Prospettive moltiplicate
Con Stifter il «disagio della civiltà» assume i connotati utopici di un cammino di formazione etica, che si sottrae e si contrappone provocatoriamente alle costrizioni della razionalità strumentale della società borghese. «L'ideale della libertà è per lungo tempo distrutto» scrive l'autore in una lettera datata 6 marzo 1849. Anche in questo caso la traccia biografica e l'evoluzione letteraria si richiamano in un complesso gioco di dissimulazioni incrociate e alla fine di questo tormentato percorso si distende una sorta di pessimistica liquidazione, tanto degli ideali rivoluzionari di libertà, uguaglianza, progresso, quanto delle mitologie dello stato di natura.
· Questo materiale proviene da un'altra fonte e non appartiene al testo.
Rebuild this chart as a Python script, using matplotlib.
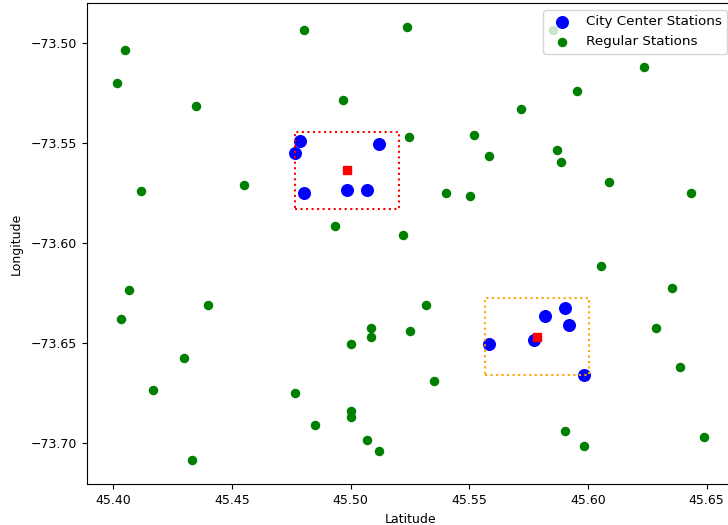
import numpy as np
import matplotlib
matplotlib.use("Agg")
import matplotlib.pyplot as plt

plt.rcParams['font.size'] = 9

# city center stations (lat, lon)
center_lat = [45.4787, 45.4766, 45.5118, 45.4804, 45.4985, 45.5069,
              45.5583, 45.5772, 45.5819, 45.5904, 45.5922, 45.5985]
center_lon = [-73.5492, -73.5550, -73.5507, -73.5752, -73.5737, -73.5737,
              -73.6502, -73.6485, -73.6367, -73.6325, -73.6410, -73.6659]

# regular stations
reg_lat = [45.4049, 45.4017, 45.4349, 45.4802, 45.5236, 45.4968, 45.5248,
           45.4117, 45.4551, 45.4936, 45.5220, 45.5852, 45.6238, 45.5954,
           45.5719, 45.5520, 45.5584, 45.5868, 45.5888, 45.6088, 45.5403,
           45.5503, 45.6436, 45.4065, 45.4032, 45.4400, 45.4299, 45.4166,
           45.4333, 45.4767, 45.4851, 45.5000, 45.5086, 45.5086, 45.5250,
           45.5000, 45.5000, 45.5069, 45.5120, 45.6055, 45.5318, 45.5353,
           45.6356, 45.6286, 45.6388, 45.5904, 45.5985, 45.6488]
reg_lon = [-73.5037, -73.5200, -73.5315, -73.4935, -73.4920, -73.5285, -73.5472,
           -73.5739, -73.5709, -73.5915, -73.5959, -73.4934, -73.5122, -73.5242,
           -73.5329, -73.5459, -73.5564, -73.5535, -73.5594, -73.5694, -73.5752,
           -73.5767, -73.5752, -73.6237, -73.6382, -73.6309, -73.6575, -73.6734,
           -73.7084, -73.6747, -73.6910, -73.6504, -73.6425, -73.6469, -73.6439,
           -73.6839, -73.6867, -73.6984, -73.7040, -73.6117, -73.6309, -73.6690,
           -73.6223, -73.6425, -73.6617, -73.6939, -73.7012, -73.6969]

# cluster centers and their boxes
cluster_lat = [45.4985, 45.5786]
cluster_lon = [-73.5637, -73.6467]
box_dlat = 0.0219
box_dlon = 0.0192
box_colors = ['red', 'orange']

fig = plt.figure(figsize=(7.28, 5.25), dpi=100)
ax = fig.add_axes([86.7 / 728, (525 - 484.3) / 525, (734 - 86.7) / 728, (484.3 - 3.3) / 525])

for clat, clon, col in zip(cluster_lat, cluster_lon, box_colors):
    xs = [clat - box_dlat, clat + box_dlat, clat + box_dlat, clat - box_dlat, clat - box_dlat]
    ys = [clon - box_dlon, clon - box_dlon, clon + box_dlon, clon + box_dlon, clon - box_dlon]
    ax.plot(xs, ys, ':', color=col, linewidth=1.5)
ax.plot(cluster_lat, cluster_lon, 'rs', markersize=6, linestyle='none')

ax.scatter(center_lat, center_lon, c='blue', s=70, label='City Center Stations')
ax.scatter(reg_lat, reg_lon, c='green', s=34, label='Regular Stations')

ax.set_xlim(45.3888, 45.3888 + (734 - 86.7) / 2373)
ax.set_ylim(-73.7205, -73.4803)
ax.set_xticks([45.40, 45.45, 45.50, 45.55, 45.60, 45.65])
ax.set_xlabel('Latitude')
ax.set_ylabel('Longitude', labelpad=6)
ax.legend(loc='upper right', fontsize=9.7)

fig.savefig('out.png', dpi=100)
E la compiutezza etica di Heinrich, l'eroe protagonista, della Tarda estate), la Bildung a cui aspira con docile sottomissione ha una valenza palesemente antistoricistica. Forse era questo tratto del romanzo che Nietzsche amava e di cui dirà, nel secondo volume di Umano troppo umano, che è fra le poche opere tedesche in prosa che «meritano di essere lette e rilette».
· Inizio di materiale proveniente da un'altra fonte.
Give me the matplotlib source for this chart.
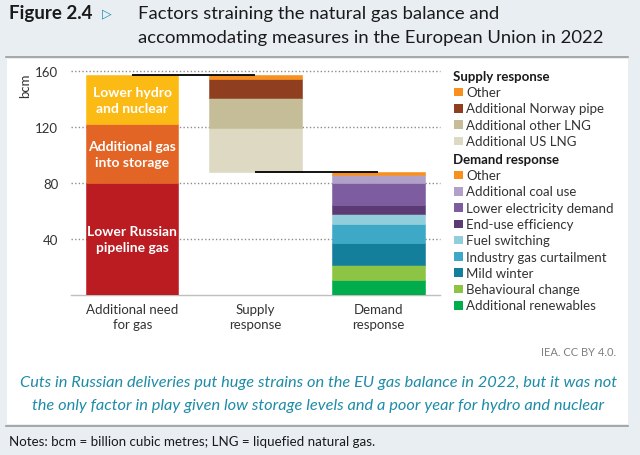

«La letteratura non è fatta di carta, non è una piramide, non è un giacimento immenso di libri, non è una biblioteca di Babilonia circondata di mura. Biblioteca sì ma con finestre e molteplici entrate e uscite attraverso le quali transitano svariate persone». Le parole conclusive dell'imponente lavoro di Wolfgang Matz, che si legge a tratti come un romanzo di romanzi, sono emblematiche di un metodo di cui si è persa la memoria: la critica, quando è vera critica, non è mai solo esercizio anatomico ma moltiplicazione di prospettive e potenziamento creativo delle opere a cui si applica. Perciò è difficile dare un nome a questo tipo di indagine, che unisce l'ermeneutica dell'indizio all'antropologia della scrittura, che osserva le strategie della finzione dalla sponda della vita dell'artista e la vita dell'artista dalla prospettiva dell'opera, in un continuo movimento di entrata e uscita che non approda a certezze apodittiche ma assume equilibrio e contraddizione come essenza ultima del fare letteratura.
La lezione che se ne può trarre è che l'indagine biografica non solo non pregiudica l' intelligenza del testo ma ne è al contrario la condizione indispensabile quando a sollecitarla è la scrittura stessa.